Her body suddenly felt cold, her brain fuzzy. With shaking hands, she opened the envelope.

"Dear Elizabeth," the letter began. "In 1984 I harmed you."

She wept.

She was Liz Schimpf then, a petite 17-year-old from Yonkers, N.Y., just a few weeks into her first year at the University of Virginia.

The fraternity brother tending bar at Phi Kappa Psi handed her a green concoction.

Exactly what happened next during the early morning hours of Oct. 5, 1984, remains unclear. This is what she remembers:

The drink made her feel strange and panicky.

William Beebe, a student she didn't know, dragged her to his room. He pulled her onto his lap, kissed her neck, her ear.

Repulsed, she pulled free and bolted from the room.

"Help me!" she screamed.

A brother tossed her at Beebe, then left.

Beebe tore off her clothes and threw her on the bed.

She was a virgin. This wasn't how it was supposed to happen.

His weight was crushing her, his smell a nauseating mix of alcohol and body odor. She fought him, clamped her legs shut. He pried them open.

The pain was blinding. She couldn't breathe.

She passed out.

Lights. Movement. Voices. Touching.


In the minivan, Liz Seccuro was crying so hard that her frightened daughter began to wail.

"I can scarcely begin to understand the degree to which, through your eyes, my behavior has affected you in its wake," Beebe had written. "Still, I stand prepared to hear from you about just how, and in what ways, you've been affected, and to begin to set right the wrong I've done."

Over the next week, she felt afraid and vulnerable. Was her family in danger?

The questions finally overwhelmed her. She grabbed her BlackBerry.

"How can you live with yourself?" she typed.

He e-mailed back the next day.

"I always felt tremendous guilt for the ways in which I imagined my conduct had damaged you, and for years too the only solution seemed to be the bottle, which worked less and less over time to assuage the guilt," he wrote. "This is to say that the way that I lived with myself was of course not really living at all.

"It appears I have laid the groundwork for a shattered life, and I simply do not know what to do, save for doing what you ask."

Seccuro didn't know what to do either. Yet she wondered: Why had he done what he'd done?

The only way to find out, she reasoned, was to write back. So began a two-month e-mail correspondence. Seccuro told Beebe of the devastating effects of his actions; Beebe detailed the devastating effects of the bottle.

After that night in 1984, Seccuro was never the same. She reported the attack to university officials and campus police, she said, but felt dismissed and disbelieved.

She became a loner. Her grades plummeted. At 22, she entered a tumultuous marriage that quickly unraveled.

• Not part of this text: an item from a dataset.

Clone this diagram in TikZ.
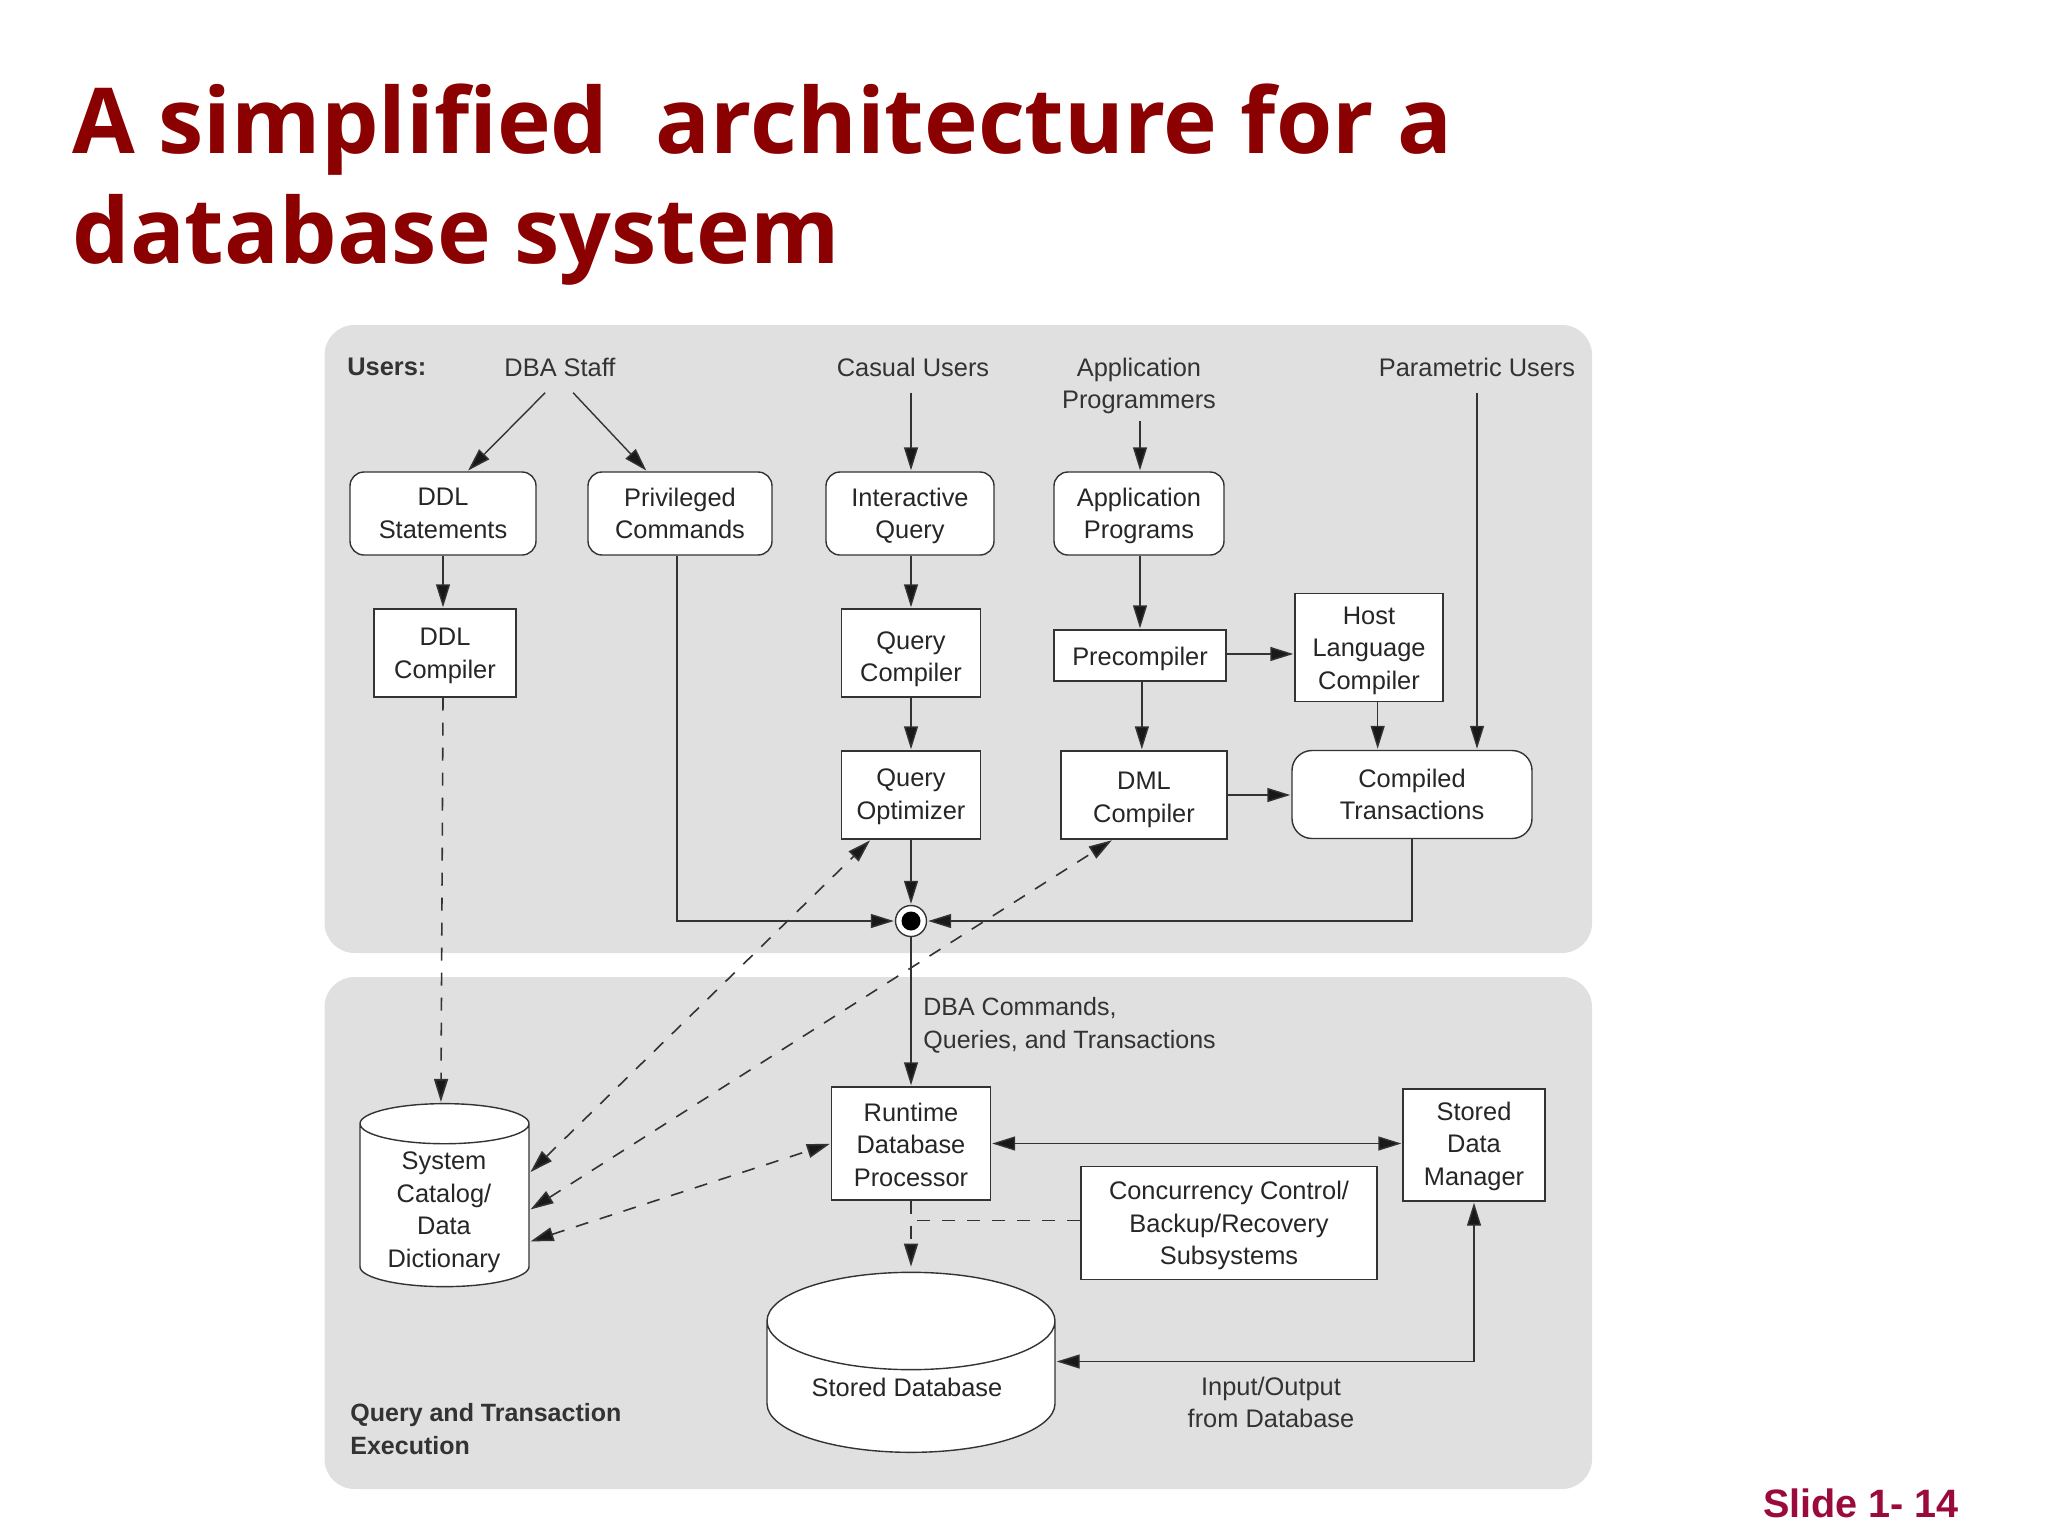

Part of her felt dead. Panic attacks were frequent and frightening.

Gradually, life improved. She married Mike, gave birth to beautiful Ava, and found success as an event planner in Greenwich, Conn.

But she never stopped wondering what had become of Beebe.

His life, too, had been filled with misery, he wrote. After that night, he was summoned to the dean's office and told of possible judicial proceedings.

"I was pinned by my failure as a person," he wrote. "A day or so later I withdrew from UVA, unwilling to step up to the plate."

Even then, he wrote, his drinking was a problem. One afternoon, it hit him: Was he an alcoholic?

He entered rehab and moved home. A month later, he was drinking again.

Over the next nine years, he wrote, he exhausted his parents, employers and friends. Women dismissed him as a drunken, selfish slob.

He arrived at AA in 1993, after years of trying to get sober in the fellowship, he wrote. This time, he stayed.

From the moment he read AA's eighth step -- making a list of those he'd harmed -- he wanted to contact Seccuro. But his sponsor said that would only hurt her.

As the years passed, Beebe wrote, his sponsor fell off the wagon. The man later told him he'd started drinking again over unfinished amends.

Beebe's new sponsor told him to pray and search for Seccuro. Twice he wrote her, but the addresses were wrong and the letters were returned. Eventually, he tried again.

Seccuro read Beebe's e-mails with growing unease.